Building off of a similar answer, this is what I had to do with the latest version of Airflow at time of writing (1.10.7):
First, create an S3 connection with the following information:
Connection Name: '<your connection name>' # e.g. local_minio
Connection Type: S3
Extra: a JSON object with the following properties:
{
"aws_access_key_id":"your_minio_access_key",
"aws_secret_access_key": "your_minio_secret_key",
"host": "http://127.0.0.1:9000"
}
Next, in your DAG, create a task using the S3Hook to interact with data.

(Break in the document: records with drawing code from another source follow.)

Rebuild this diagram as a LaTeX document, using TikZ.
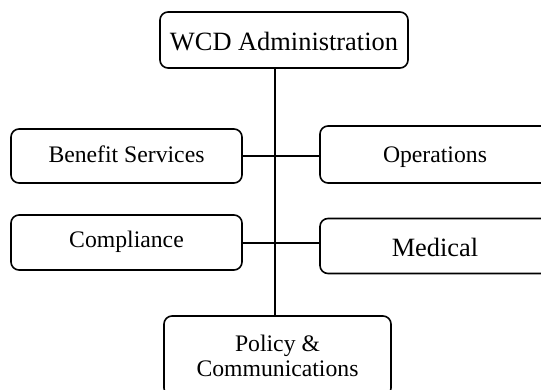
\documentclass[tikz,border=0pt]{standalone}
\usepackage{fontspec}
\setmainfont{Liberation Serif}
\begin{document}
\begin{tikzpicture}[x=1pt, y=-1pt,
  unit/.style={shape=rectangle, rounded corners=8pt, draw=black, line width=1.6pt, inner sep=0pt, align=center, font=\fontsize{23.7}{25}\selectfont},
  big/.style={font=\fontsize{26.4}{29}\selectfont},
  link/.style={-, line width=1.6pt, draw=black}]
\useasboundingbox (0,0) rectangle (541,389);
\node[unit, big, minimum width=248pt, text height=38pt, text depth=18pt] (admin) at (284,40) {WCD Administration};
\node[unit, minimum width=231pt, text height=33pt, text depth=21pt] (benefit) at (126.5,156) {Benefit Services};
\node[unit, minimum width=230pt, text height=36pt, text depth=21pt] (ops) at (435,154.5) {Operations};
\node[unit, minimum width=231pt, text height=32pt, text depth=23pt] (compl) at (126.5,242.5) {Compliance};
\node[unit, big, minimum width=230pt, text height=37.5pt, text depth=17.5pt] (med) at (435,246) {Medical};
\node[unit, minimum width=227pt, minimum height=80pt] (policy) at (277.5,356) {Policy \&\\Communications};
\coordinate (trunk) at (275,0);
\path [link] (admin.south -| trunk) edge (policy.north -| trunk);
\path [link] (benefit.east) edge (benefit.east -| ops.west);
\path [link] ([yshift=-0.5pt]compl.east) edge ([yshift=-0.5pt]compl.east -| med.west);
\end{tikzpicture}
\end{document}
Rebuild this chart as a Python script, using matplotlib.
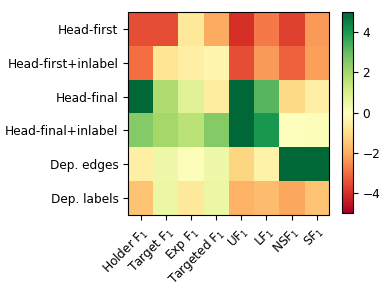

Here is an example that you can adapt for your needs:
from datetime import datetime, timedelta
from airflow import DAG
from airflow.operators.python_operator import PythonOperator
from airflow.hooks.S3_hook import S3Hook
DEFAULT_ARGS = {
'owner': 'Airflow',
'depends_on_past': False,
'start_date': datetime(2020, 1, 13),
'email': ['airflow@example.com'],
'email_on_failure': False,
'email_on_retry': False,
'retries': 1,
'retry_delay': timedelta(minutes=5),
}
dag = DAG('create_date_dimension', default_args=DEFAULT_ARGS,
schedule_interval="@once")
def write_text_file(ds, **kwargs):
with open("/tmp/test.txt", "w") as fp:
# Add file generation/processing step here, E.g.:
fp.write(ds)
# Upload generated file to Minio
s3 = S3Hook('local_minio')
s3.load_file("/tmp/test.txt",
key=f"my-test-file.txt",
bucket_name="my-bucket")
# Create a task to call your processing function
t1 = PythonOperator(
task_id='generate_and_upload_to_s3',
provide_context=True,
python_callable=write_text_file,
dag=dag
)